━━━━━ Information supplied

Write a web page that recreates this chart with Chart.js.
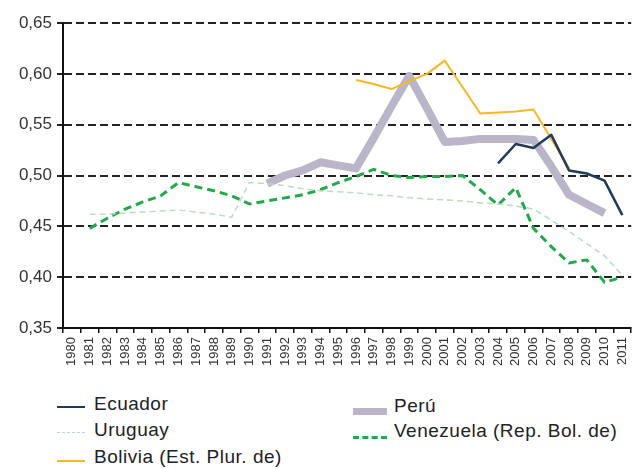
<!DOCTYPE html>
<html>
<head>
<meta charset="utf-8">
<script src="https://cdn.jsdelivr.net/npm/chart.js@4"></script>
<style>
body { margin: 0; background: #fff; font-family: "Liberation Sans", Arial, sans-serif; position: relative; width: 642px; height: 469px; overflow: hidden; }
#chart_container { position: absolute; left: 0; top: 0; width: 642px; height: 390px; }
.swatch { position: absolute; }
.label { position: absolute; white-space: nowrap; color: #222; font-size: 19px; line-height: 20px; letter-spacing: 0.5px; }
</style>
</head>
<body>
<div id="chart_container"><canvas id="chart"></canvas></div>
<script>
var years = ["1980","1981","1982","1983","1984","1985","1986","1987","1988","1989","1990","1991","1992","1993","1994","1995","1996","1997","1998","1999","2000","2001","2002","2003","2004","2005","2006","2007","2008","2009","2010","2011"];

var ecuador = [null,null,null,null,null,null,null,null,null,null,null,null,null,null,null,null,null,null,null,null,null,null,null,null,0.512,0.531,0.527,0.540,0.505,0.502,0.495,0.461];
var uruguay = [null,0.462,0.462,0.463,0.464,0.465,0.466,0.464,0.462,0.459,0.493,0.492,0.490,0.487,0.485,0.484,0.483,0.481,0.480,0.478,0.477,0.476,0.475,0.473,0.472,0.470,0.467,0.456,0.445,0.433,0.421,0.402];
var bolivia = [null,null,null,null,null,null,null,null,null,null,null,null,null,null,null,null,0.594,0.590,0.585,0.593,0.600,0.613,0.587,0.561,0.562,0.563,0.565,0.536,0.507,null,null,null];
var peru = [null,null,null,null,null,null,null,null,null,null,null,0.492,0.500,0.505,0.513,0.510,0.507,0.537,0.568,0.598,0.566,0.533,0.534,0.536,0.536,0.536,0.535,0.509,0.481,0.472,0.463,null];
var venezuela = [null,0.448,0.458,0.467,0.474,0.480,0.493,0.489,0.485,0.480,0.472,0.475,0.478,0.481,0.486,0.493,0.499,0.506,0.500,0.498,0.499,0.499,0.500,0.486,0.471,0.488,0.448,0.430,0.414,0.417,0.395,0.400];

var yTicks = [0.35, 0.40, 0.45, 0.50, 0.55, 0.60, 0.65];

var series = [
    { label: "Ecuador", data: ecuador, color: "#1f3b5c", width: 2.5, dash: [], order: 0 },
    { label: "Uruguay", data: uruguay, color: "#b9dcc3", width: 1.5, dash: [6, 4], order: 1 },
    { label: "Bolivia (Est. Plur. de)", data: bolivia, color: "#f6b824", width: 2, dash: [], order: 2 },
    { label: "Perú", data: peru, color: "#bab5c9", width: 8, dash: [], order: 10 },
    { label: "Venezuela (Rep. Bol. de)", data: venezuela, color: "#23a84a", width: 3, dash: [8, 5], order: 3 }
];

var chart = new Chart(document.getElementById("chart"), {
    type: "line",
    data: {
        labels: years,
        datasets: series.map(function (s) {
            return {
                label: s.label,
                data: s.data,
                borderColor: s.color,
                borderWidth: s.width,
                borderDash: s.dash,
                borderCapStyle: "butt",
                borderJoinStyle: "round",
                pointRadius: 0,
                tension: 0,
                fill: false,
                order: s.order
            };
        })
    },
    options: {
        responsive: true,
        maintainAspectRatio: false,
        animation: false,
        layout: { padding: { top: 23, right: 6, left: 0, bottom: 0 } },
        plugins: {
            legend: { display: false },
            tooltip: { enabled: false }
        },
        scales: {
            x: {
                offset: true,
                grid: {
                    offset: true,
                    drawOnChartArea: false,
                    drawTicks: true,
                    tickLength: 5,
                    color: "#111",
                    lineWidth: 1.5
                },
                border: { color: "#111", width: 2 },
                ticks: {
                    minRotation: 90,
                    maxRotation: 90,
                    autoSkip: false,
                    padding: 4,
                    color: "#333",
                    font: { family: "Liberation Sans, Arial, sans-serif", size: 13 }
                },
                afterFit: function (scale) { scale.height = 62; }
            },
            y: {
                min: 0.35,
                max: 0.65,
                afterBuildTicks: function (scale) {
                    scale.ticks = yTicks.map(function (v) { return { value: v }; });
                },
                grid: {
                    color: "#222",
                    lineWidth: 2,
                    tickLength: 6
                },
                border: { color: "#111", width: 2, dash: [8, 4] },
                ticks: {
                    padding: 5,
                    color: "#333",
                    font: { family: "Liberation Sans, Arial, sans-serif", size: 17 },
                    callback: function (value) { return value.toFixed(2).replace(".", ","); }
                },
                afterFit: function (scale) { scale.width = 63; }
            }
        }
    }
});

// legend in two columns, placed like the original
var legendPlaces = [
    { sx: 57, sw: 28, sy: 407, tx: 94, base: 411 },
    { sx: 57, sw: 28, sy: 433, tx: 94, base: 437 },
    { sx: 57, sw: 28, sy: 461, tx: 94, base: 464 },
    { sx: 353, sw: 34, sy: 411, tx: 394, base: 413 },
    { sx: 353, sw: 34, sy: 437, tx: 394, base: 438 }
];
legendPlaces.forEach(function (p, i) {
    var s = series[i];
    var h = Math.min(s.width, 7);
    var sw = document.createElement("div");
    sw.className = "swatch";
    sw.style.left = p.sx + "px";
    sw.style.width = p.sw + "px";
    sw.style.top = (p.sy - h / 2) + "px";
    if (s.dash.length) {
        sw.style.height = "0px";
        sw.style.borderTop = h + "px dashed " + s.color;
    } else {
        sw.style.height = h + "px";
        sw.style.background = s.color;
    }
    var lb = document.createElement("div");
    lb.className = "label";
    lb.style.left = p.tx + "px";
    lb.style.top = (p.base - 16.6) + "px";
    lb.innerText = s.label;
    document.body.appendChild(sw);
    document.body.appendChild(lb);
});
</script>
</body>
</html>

━━━━━━━━━━

■ Aim: Write the material out again exactly as it appears, dropping the pictures.

■ Task response:
Write a web page that recreates this chart with Chart.js.
<!DOCTYPE html>
<html>
<head>
<meta charset="utf-8">
<script src="https://cdn.jsdelivr.net/npm/chart.js@4"></script>
<style>
body { margin: 0; background: #fff; font-family: "Liberation Sans", Arial, sans-serif; position: relative; width: 642px; height: 469px; overflow: hidden; }
#chart_container { position: absolute; left: 0; top: 0; width: 642px; height: 390px; }
.swatch { position: absolute; }
.label { position: absolute; white-space: nowrap; color: #222; font-size: 19px; line-height: 20px; letter-spacing: 0.5px; }
</style>
</head>
<body>
<div id="chart_container"><canvas id="chart"></canvas></div>
<script>
var years = ["1980","1981","1982","1983","1984","1985","1986","1987","1988","1989","1990","1991","1992","1993","1994","1995","1996","1997","1998","1999","2000","2001","2002","2003","2004","2005","2006","2007","2008","2009","2010","2011"];

var ecuador = [null,null,null,null,null,null,null,null,null,null,null,null,null,null,null,null,null,null,null,null,null,null,null,null,0.512,0.531,0.527,0.540,0.505,0.502,0.495,0.461];
var uruguay = [null,0.462,0.462,0.463,0.464,0.465,0.466,0.464,0.462,0.459,0.493,0.492,0.490,0.487,0.485,0.484,0.483,0.481,0.480,0.478,0.477,0.476,0.475,0.473,0.472,0.470,0.467,0.456,0.445,0.433,0.421,0.402];
var bolivia = [null,null,null,null,null,null,null,null,null,null,null,null,null,null,null,null,0.594,0.590,0.585,0.593,0.600,0.613,0.587,0.561,0.562,0.563,0.565,0.536,0.507,null,null,null];
var peru = [null,null,null,null,null,null,null,null,null,null,null,0.492,0.500,0.505,0.513,0.510,0.507,0.537,0.568,0.598,0.566,0.533,0.534,0.536,0.536,0.536,0.535,0.509,0.481,0.472,0.463,null];
var venezuela = [null,0.448,0.458,0.467,0.474,0.480,0.493,0.489,0.485,0.480,0.472,0.475,0.478,0.481,0.486,0.493,0.499,0.506,0.500,0.498,0.499,0.499,0.500,0.486,0.471,0.488,0.448,0.430,0.414,0.417,0.395,0.400];

var yTicks = [0.35, 0.40, 0.45, 0.50, 0.55, 0.60, 0.65];

var series = [
    { label: "Ecuador", data: ecuador, color: "#1f3b5c", width: 2.5, dash: [], order: 0 },
    { label: "Uruguay", data: uruguay, color: "#b9dcc3", width: 1.5, dash: [6, 4], order: 1 },
    { label: "Bolivia (Est. Plur. de)", data: bolivia, color: "#f6b824", width: 2, dash: [], order: 2 },
    { label: "Perú", data: peru, color: "#bab5c9", width: 8, dash: [], order: 10 },
    { label: "Venezuela (Rep. Bol. de)", data: venezuela, color: "#23a84a", width: 3, dash: [8, 5], order: 3 }
];

var chart = new Chart(document.getElementById("chart"), {
    type: "line",
    data: {
        labels: years,
        datasets: series.map(function (s) {
            return {
                label: s.label,
                data: s.data,
                borderColor: s.color,
                borderWidth: s.width,
                borderDash: s.dash,
                borderCapStyle: "butt",
                borderJoinStyle: "round",
                pointRadius: 0,
                tension: 0,
                fill: false,
                order: s.order
            };
        })
    },
    options: {
        responsive: true,
        maintainAspectRatio: false,
        animation: false,
        layout: { padding: { top: 23, right: 6, left: 0, bottom: 0 } },
        plugins: {
            legend: { display: false },
            tooltip: { enabled: false }
        },
        scales: {
            x: {
                offset: true,
                grid: {
                    offset: true,
                    drawOnChartArea: false,
                    drawTicks: true,
                    tickLength: 5,
                    color: "#111",
                    lineWidth: 1.5
                },
                border: { color: "#111", width: 2 },
                ticks: {
                    minRotation: 90,
                    maxRotation: 90,
                    autoSkip: false,
                    padding: 4,
                    color: "#333",
                    font: { family: "Liberation Sans, Arial, sans-serif", size: 13 }
                },
                afterFit: function (scale) { scale.height = 62; }
            },
            y: {
                min: 0.35,
                max: 0.65,
                afterBuildTicks: function (scale) {
                    scale.ticks = yTicks.map(function (v) { return { value: v }; });
                },
                grid: {
                    color: "#222",
                    lineWidth: 2,
                    tickLength: 6
                },
                border: { color: "#111", width: 2, dash: [8, 4] },
                ticks: {
                    padding: 5,
                    color: "#333",
                    font: { family: "Liberation Sans, Arial, sans-serif", size: 17 },
                    callback: function (value) { return value.toFixed(2).replace(".", ","); }
                },
                afterFit: function (scale) { scale.width = 63; }
            }
        }
    }
});

// legend in two columns, placed like the original
var legendPlaces = [
    { sx: 57, sw: 28, sy: 407, tx: 94, base: 411 },
    { sx: 57, sw: 28, sy: 433, tx: 94, base: 437 },
    { sx: 57, sw: 28, sy: 461, tx: 94, base: 464 },
    { sx: 353, sw: 34, sy: 411, tx: 394, base: 413 },
    { sx: 353, sw: 34, sy: 437, tx: 394, base: 438 }
];
legendPlaces.forEach(function (p, i) {
    var s = series[i];
    var h = Math.min(s.width, 7);
    var sw = document.createElement("div");
    sw.className = "swatch";
    sw.style.left = p.sx + "px";
    sw.style.width = p.sw + "px";
    sw.style.top = (p.sy - h / 2) + "px";
    if (s.dash.length) {
        sw.style.height = "0px";
        sw.style.borderTop = h + "px dashed " + s.color;
    } else {
        sw.style.height = h + "px";
        sw.style.background = s.color;
    }
    var lb = document.createElement("div");
    lb.className = "label";
    lb.style.left = p.tx + "px";
    lb.style.top = (p.base - 16.6) + "px";
    lb.innerText = s.label;
    document.body.appendChild(sw);
    document.body.appendChild(lb);
});
</script>
</body>
</html>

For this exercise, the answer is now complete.